“Pessoal, primeiramente aquele bom dia abençoado por Deus!”
Naquele submundo que nós, orgulhosos moradores da metrópole, chamamos de metrô ouvem-se muitas vozes, vê-se muita gente todos os dias, invariavelmente. A voz que mais se destaca do falatório é o timbre feminino bilíngue dos alto-falantes: em português e inglês a mulher diz para fazermos isto, para evitarmos aquilo, para seguirmos por aqui… Urge precaver-se contra os trombadinhas. Para a doce voz feminina do metrô é ilegal dar esmolas aos pedintes.
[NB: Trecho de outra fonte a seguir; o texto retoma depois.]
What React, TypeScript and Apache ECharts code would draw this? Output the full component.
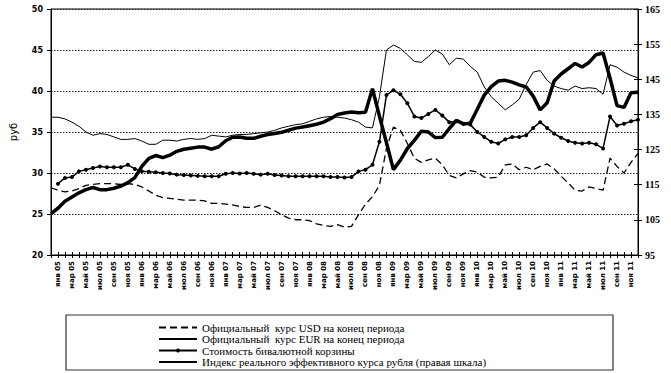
import React, { useEffect, useRef } from "react";
import * as echarts from "echarts";

const monthNames = ["янв", "фев", "мар", "апр", "май", "июн", "июл", "авг", "сен", "окт", "ноя", "дек"];
const years = ["05", "06", "07", "08", "09", "10", "11"];
const categories: string[] = ["дек 04"];
years.forEach((y) => monthNames.forEach((m) => categories.push(m + " " + y)));

const usd = [
  28.2, 27.9, 27.7, 27.8, 28.1, 28.5, 28.6, 28.7, 28.7, 28.7,
  28.6, 28.7, 28.6, 28.3, 27.8, 27.3, 27.0, 26.9, 26.8, 26.7,
  26.7, 26.7, 26.6, 26.3, 26.3, 26.2, 26.1, 25.9, 25.8, 25.8,
  26.1, 25.8, 25.4, 24.9, 24.5, 24.3, 24.3, 24.2, 23.8, 23.6,
  23.5, 23.7, 23.4, 23.5, 24.9, 26.2, 27.1, 28.5, 33.0, 35.6,
  35.2, 33.6, 31.8, 31.3, 31.6, 31.8, 31.0, 29.7, 29.4, 29.9,
  30.3, 30.1, 29.5, 29.4, 29.5, 31.0, 31.1, 30.4, 30.7, 30.4,
  30.8, 31.1, 30.5, 29.6, 28.8, 27.9, 27.8, 28.3, 28.1, 27.9,
  31.8, 30.8, 30.0, 31.3, 32.4,
];

const eur = [
  36.8, 36.8, 36.6, 36.2, 35.7, 35.0, 34.6, 34.8, 34.7, 34.4,
  34.1, 34.1, 34.2, 33.9, 33.5, 33.5, 34.0, 34.0, 33.9, 34.1,
  34.2, 34.1, 34.2, 34.6, 34.5, 34.4, 34.6, 34.7, 34.7, 34.8,
  34.9, 35.0, 35.2, 35.5, 35.7, 35.9, 36.0, 36.3, 36.6, 36.8,
  36.9, 36.8, 36.7, 36.5, 36.2, 35.6, 35.5, 39.3, 45.0, 45.6,
  45.2, 44.4, 43.6, 43.5, 44.2, 45.0, 44.5, 43.2, 44.0, 43.9,
  43.0, 42.3, 40.5, 39.3, 38.5, 37.7, 38.3, 39.0, 40.8, 42.3,
  42.5, 41.3, 40.6, 40.3, 40.1, 40.6, 40.3, 40.4, 40.3, 39.6,
  43.2, 42.9, 42.3, 41.9, 41.6,
];

const basket = [
  null, 28.7, 29.4, 29.5, 30.2, 30.4, 30.6, 30.8, 30.7, 30.7,
  30.7, 31.0, 30.5, 30.2, 30.15, 30.1, 30.0, 29.95, 29.8, 29.75,
  29.7, 29.65, 29.6, 29.6, 29.6, 29.9, 30.0, 29.95, 30.0, 29.9,
  29.8, 29.9, 29.75, 29.7, 29.6, 29.6, 29.6, 29.6, 29.6, 29.6,
  29.5, 29.5, 29.45, 29.5, 30.2, 30.4, 31.0, 33.8, 39.5, 40.1,
  39.6, 38.5, 36.9, 36.7, 37.2, 37.7, 37.0, 36.2, 36.3, 36.0,
  35.9, 35.0, 34.4, 33.8, 33.6, 34.1, 34.4, 34.4, 34.6, 35.5,
  36.2, 35.5, 34.8, 34.3, 33.9, 33.7, 33.6, 33.7, 33.5, 33.0,
  36.9, 35.8, 36.0, 36.3, 36.5,
];

const reer = [
  106.8, 108.3, 110.3, 111.5, 112.7, 113.6, 114.2, 113.6, 113.6, 114.0,
  114.6, 115.6, 117.0, 120.2, 122.5, 123.3, 122.7, 123.4, 124.5, 125.1,
  125.4, 125.7, 125.7, 125.1, 125.8, 127.5, 128.5, 128.6, 128.2, 128.2,
  128.8, 129.3, 129.6, 129.9, 130.5, 131.1, 131.4, 131.8, 132.2, 132.8,
  133.8, 135.0, 135.4, 135.7, 135.5, 135.6, 142.3, 134.5, 127.0, 119.3,
  122.0, 125.3, 127.6, 130.2, 130.0, 128.4, 128.5, 131.0, 133.3, 132.3,
  132.5, 136.5, 140.5, 142.9, 144.5, 144.7, 144.2, 143.4, 142.8, 140.2,
  136.3, 138.3, 144.5, 146.5, 148.0, 149.5, 148.5, 149.8, 152.0, 152.5,
  145.3, 137.5, 137.0, 141.2, 141.3,
];

const seriesNames = [
  "Официальный  курс USD на конец периода",
  "Официальный  курс EUR на конец периода",
  "Стоимость бивалютной корзины",
  "Индекс реального эффективного курса рубля (правая шкала)",
];

const hiddenSymbol = { color: "rgba(0,0,0,0)", borderWidth: 0, opacity: 0 };

export default function App() {
  const ref = useRef<HTMLDivElement>(null);

  useEffect(() => {
    if (!ref.current) return;
    const chart = echarts.init(ref.current, undefined, { renderer: "svg" });
    chart.setOption({
      animation: false,
      backgroundColor: "#fff",
      grid: {
        left: 48,
        right: 33,
        top: 9,
        bottom: 118,
        show: true,
        borderColor: "#000",
        borderWidth: 1,
      },
      legend: {
        orient: "vertical",
        left: 158,
        top: 322,
        height: 60,
        padding: 0,
        itemWidth: 38,
        itemHeight: 5,
        itemGap: 0.5,
        data: [
          { name: seriesNames[0], itemStyle: hiddenSymbol },
          { name: seriesNames[1], itemStyle: hiddenSymbol },
          { name: seriesNames[2] },
          { name: seriesNames[3], itemStyle: hiddenSymbol },
        ],
        textStyle: {
          fontFamily: "Liberation Serif",
          fontSize: 11,
          lineHeight: 11,
          color: "#000",
        },
      },
      graphic: [
        {
          type: "rect",
          shape: { x: 66, y: 315, width: 547, height: 55 },
          style: { fill: "none", stroke: "#333", lineWidth: 1.2 },
        },
      ],
      xAxis: [
        {
          type: "category",
          data: categories,
          boundaryGap: false,
          axisLine: { lineStyle: { color: "#000", width: 1 } },
          axisTick: { interval: 0, length: 3, lineStyle: { color: "#000" } },
          axisLabel: {
            interval: (index: number) => index % 2 === 1,
            rotate: 90,
            margin: 6,
            fontFamily: "DejaVu Sans",
            fontSize: 7,
            fontWeight: "bold",
            color: "#000",
          },
          splitLine: { show: false },
        },
        {
          type: "category",
          data: categories,
          boundaryGap: false,
          position: "bottom",
          axisLine: { show: false },
          axisTick: { interval: 0, inside: true, length: 3, lineStyle: { color: "#000" } },
          axisLabel: { show: false },
          splitLine: { show: false },
        },
      ],
      yAxis: [
        {
          type: "value",
          min: 20,
          max: 50,
          interval: 5,
          name: "руб",
          nameLocation: "middle",
          nameGap: 33,
          nameRotate: 90,
          nameTextStyle: { fontFamily: "DejaVu Sans", fontSize: 10, color: "#000" },
          axisLine: { show: true, lineStyle: { color: "#000" } },
          axisTick: { show: true, length: 4, lineStyle: { color: "#000" } },
          axisLabel: {
            margin: 8,
            fontFamily: "DejaVu Sans",
            fontSize: 8,
            fontWeight: "bold",
            color: "#000",
          },
          splitLine: {
            show: true,
            lineStyle: { color: "#222", width: 1, type: [1.5, 1.5] },
          },
        },
        {
          type: "value",
          min: 95,
          max: 165,
          interval: 10,
          position: "right",
          axisLine: { show: true, lineStyle: { color: "#000" } },
          axisTick: { show: true, length: 4, lineStyle: { color: "#000" } },
          axisLabel: {
            margin: 7,
            fontFamily: "Liberation Serif",
            fontSize: 10,
            fontWeight: "bold",
            color: "#000",
          },
          splitLine: { show: false },
        },
        {
          type: "value",
          min: 95,
          max: 165,
          interval: 10,
          position: "right",
          axisLine: { show: false },
          axisTick: { show: true, inside: true, length: 4, lineStyle: { color: "#000" } },
          axisLabel: { show: false },
          splitLine: { show: false },
        },
      ],
      series: [
        {
          name: seriesNames[0],
          type: "line",
          data: usd,
          symbol: "none",
          color: "#000",
          lineStyle: { color: "#000", width: 1.3, type: [7, 4] },
        },
        {
          name: seriesNames[1],
          type: "line",
          data: eur,
          symbol: "none",
          color: "#000",
          lineStyle: { color: "#000", width: 1 },
        },
        {
          name: seriesNames[2],
          type: "line",
          data: basket,
          symbol: "circle",
          symbolSize: 4,
          showSymbol: true,
          color: "#000",
          itemStyle: { color: "#000" },
          lineStyle: { color: "#000", width: 1.5 },
        },
        {
          name: seriesNames[3],
          type: "line",
          data: reer,
          yAxisIndex: 1,
          symbol: "none",
          color: "#000",
          lineStyle: { color: "#000", width: 3.5 },
        },
      ],
    });
    return () => chart.dispose();
  }, []);

  return (
    <div
      ref={ref}
      style={{ position: "absolute", left: 0, top: 0, width: 671, height: 373, background: "#fff" }}
    />
  );
}
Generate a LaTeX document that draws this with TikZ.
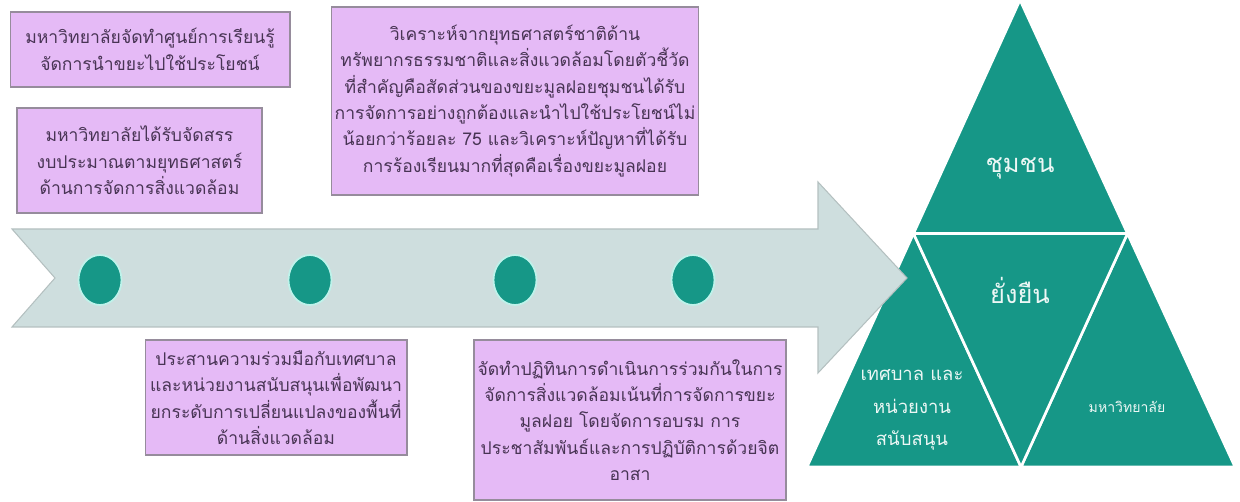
\documentclass[tikz,border=0pt]{standalone}
\usepackage{fontspec}
\newfontfamily\thaifont[Script=Thai]{Loma}
\usetikzlibrary{positioning,shapes.geometric}
\definecolor{cBox}{RGB}{229,186,246}
\definecolor{cBoxLine}{RGB}{150,140,156}
\definecolor{cText}{RGB}{72,52,84}
\definecolor{cTeal}{RGB}{22,151,135}
\definecolor{cRing}{RGB}{190,242,234}
\definecolor{cArrow}{RGB}{206,222,222}
\definecolor{cArrowLine}{RGB}{180,192,192}

\begin{document}
\begin{tikzpicture}[x=0.02cm,y=-0.02cm,
   plan/.style={draw=cBoxLine,fill=cBox,line width=0.6pt,align=center,text=cText,inner sep=2pt,
     font=\thaifont\fontsize{10}{15}\selectfont},
   milestone/.style={ellipse,draw=cRing,fill=cTeal,line width=1pt,minimum width=0.86cm,minimum height=1cm,inner sep=0pt},
   tri/.style={fill=cTeal,draw=white,line width=1.5pt,line join=miter},
   lbl/.style={text=white!92!cTeal,align=center,font=\thaifont\fontsize{14.5}{19}\selectfont}]
  \useasboundingbox (0,0) rectangle (1240,502);
  % Pyramid
  \coordinate (top) at (1020,0);
  \coordinate (bl) at (807,467);
  \coordinate (br) at (1235,467);
  \coordinate (ml) at (913.5,233.5);
  \coordinate (mr) at (1127.5,233.5);
  \coordinate (mb) at (1021,467);
  \draw[tri] (top) -- (ml) -- (mr) -- cycle;
  \draw[tri] (ml) -- (bl) -- (mb) -- cycle;
  \draw[tri] (mr) -- (mb) -- (br) -- cycle;
  \draw[tri] (ml) -- (mr) -- (mb) -- cycle;
  \node[lbl] (comm) at (1020,168) {ชุมชน};
  \node[lbl] (sust) at (1020,290) {ยั่งยืน};
  \node[lbl,font=\thaifont\fontsize{10.5}{18.5}\selectfont] (muni) at (912,410) {เทศบาล และ\\หน่วยงาน\\สนับสนุน};
  \node[lbl,font=\thaifont\fontsize{8}{10}\selectfont] (univ) at (1127,407) {มหาวิทยาลัย};
  % Timeline arrow
  \draw[fill=cArrow,draw=cArrowLine,line width=0.6pt]
    (12,229) -- (818,229) -- (818,182) -- (907,278) -- (818,373) -- (818,327) -- (12,327) -- (55,278) -- cycle;
  \foreach \x [count=\i] in {100,310,515,693}
    \node[milestone] (m\i) at (\x,280) {};
  % Steps above
  \node[plan,minimum width=5.6cm,minimum height=1.5cm] (s1) at (150,49.5)
    {มหาวิทยาลัยจัดทำศูนย์การเรียนรู้\\จัดการนำขยะไปใช้ประโยชน์};
  \node[plan,minimum width=4.9cm,minimum height=2.1cm] (s2) at (139.5,160.5)
    {มหาวิทยาลัยได้รับจัดสรร\\งบประมาณตามยุทธศาสตร์\\ด้านการจัดการสิ่งแวดล้อม};
  \node[plan,minimum width=7.08cm,minimum height=3.76cm] (s3) at (515,101)
    {วิเคราะห์จากยุทธศาสตร์ชาติด้าน\\ทรัพยากรธรรมชาติและสิ่งแวดล้อมโดยตัวชี้วัด\\ที่สำคัญคือสัดส่วนของขยะมูลฝอยชุมชนได้รับ\\การจัดการอย่างถูกต้องและนำไปใช้ประโยชน์ไม่\\น้อยกว่าร้อยละ 75 และวิเคราะห์ปัญหาที่ได้รับ\\การร้องเรียนมากที่สุดคือเรื่องขยะมูลฝอย};
  % Steps below
  \node[plan,minimum width=5.24cm,minimum height=2.3cm] (s4) at (276,397.5)
    {ประสานความร่วมมือกับเทศบาล\\และหน่วยงานสนับสนุนเพื่อพัฒนา\\ยกระดับการเปลี่ยนแปลงของพื้นที่\\ด้านสิ่งแวดล้อม};
  \node[plan,minimum width=6.2cm,minimum height=3.2cm] (s5) at (630,420)
    {จัดทำปฏิทินการดำเนินการร่วมกันในการ\\จัดการสิ่งแวดล้อมเน้นที่การจัดการขยะ\\มูลฝอย โดยจัดการอบรม การ\\ประชาสัมพันธ์และการปฏิบัติการด้วยจิต\\อาสา};
\end{tikzpicture}
\end{document}
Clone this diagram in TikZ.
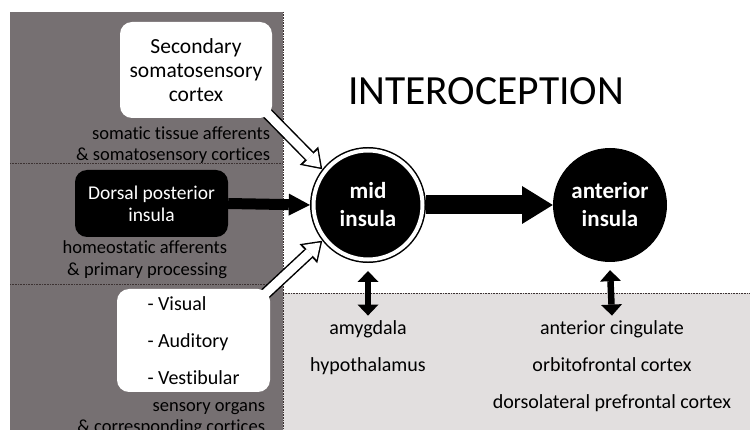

E, se o sujeito é surdo, que ele não pense que estará livre dos imperativos do alto-falante; há placas com as mesmas instruções por todas as dependências do metrô.
Aparentemente, no entanto, há meios relativamente eficazes de escapar daquele ambiente controlado: jornais, revistas, livros e, mais recentemente na História, smartphones. Basta plugar os fones nos ouvidos ou abrir um livro para o sujeito ver-se livre da lobotomia — ou quase. Quem quer que tenha tido a experiência de ler no metrô sabe que não é fácil pelejar contra um exército tão numeroso de distrações. Para começar, o comboio vem apinhado de gente; exceto pelas tréguas dominicais, quando as pessoas não vão à Missa, o trem é sempre cheio.
Depois, se o sujeito tem sorte e consegue um lugarzinho para sentar, ainda tem de lutar para se manter concentrado na leitura a despeito dos shows improvisados dos saxofonistas, flautistas, violinistas, alabês, gaiteiros; isso sem falar nos dançarinos de hip-hop que, com os seus saracoteios, só faltam arrancar o nariz dos mais distraídos. Na última incursão que fiz até a Sé fui alvo fácil de dois assaltantes: à mão armada com uma flautinha doce eles roubaram a minha atenção. Eram dois dançarinos de um estilo ainda inominável que frequentemente se apresentam nos comboios da linha vermelha. Geralmente, consigo livrar-me deles, mas desta vez não deu.
Eu estava sentado, lendo uma tradução capenga de um título conhecido do George Orwell. O trem para, as portas abrem-se para a multidão. “Pessoal, primeiramente aquele bom dia abençoado por Deus! Nós não queremos atrapalhar ninguém; esta, pessoal, não é a nossa intenção, okay? Queremos apenas mostrar um pouco do nosso trabalho, da nossa arte. Não é fácil pra nós, mas com fé em Deus…”. O rapaz que apresentava a dupla devia ser membro da mesma confraria dos artistas do metrô, porque, mutatis mutandis, o seu discurso era o mesmo de todos os outros que se apresentavam lá, inclusive dos pedintes.
De nada adiantou fingir concentração na leitura. Aproximaram-se de mim improvisando uma rima boboca mas divertida, era sobre um sujeito que lia no metrô; alguém com “pinta de inteligente, estudioso” e qualquer outro sinônimo de intelectual. Tudo aquilo era descabido, eu poderia estar a ler um livro de culinária, uma revista de fofoca ou a autobiografia da mulher sapiens — aquela que se gaba de “puxar a brasa para a minha sardinha”. Mas, não. Talvez eles tenham reconhecido o livro pela capa… o grande irmão, o novidioma, Winston Smith… o sistema… Não sei. Estava precavido: ofereci as moedas antes do fim da apresentação. Só me chateio de não conseguir lembrar da rima.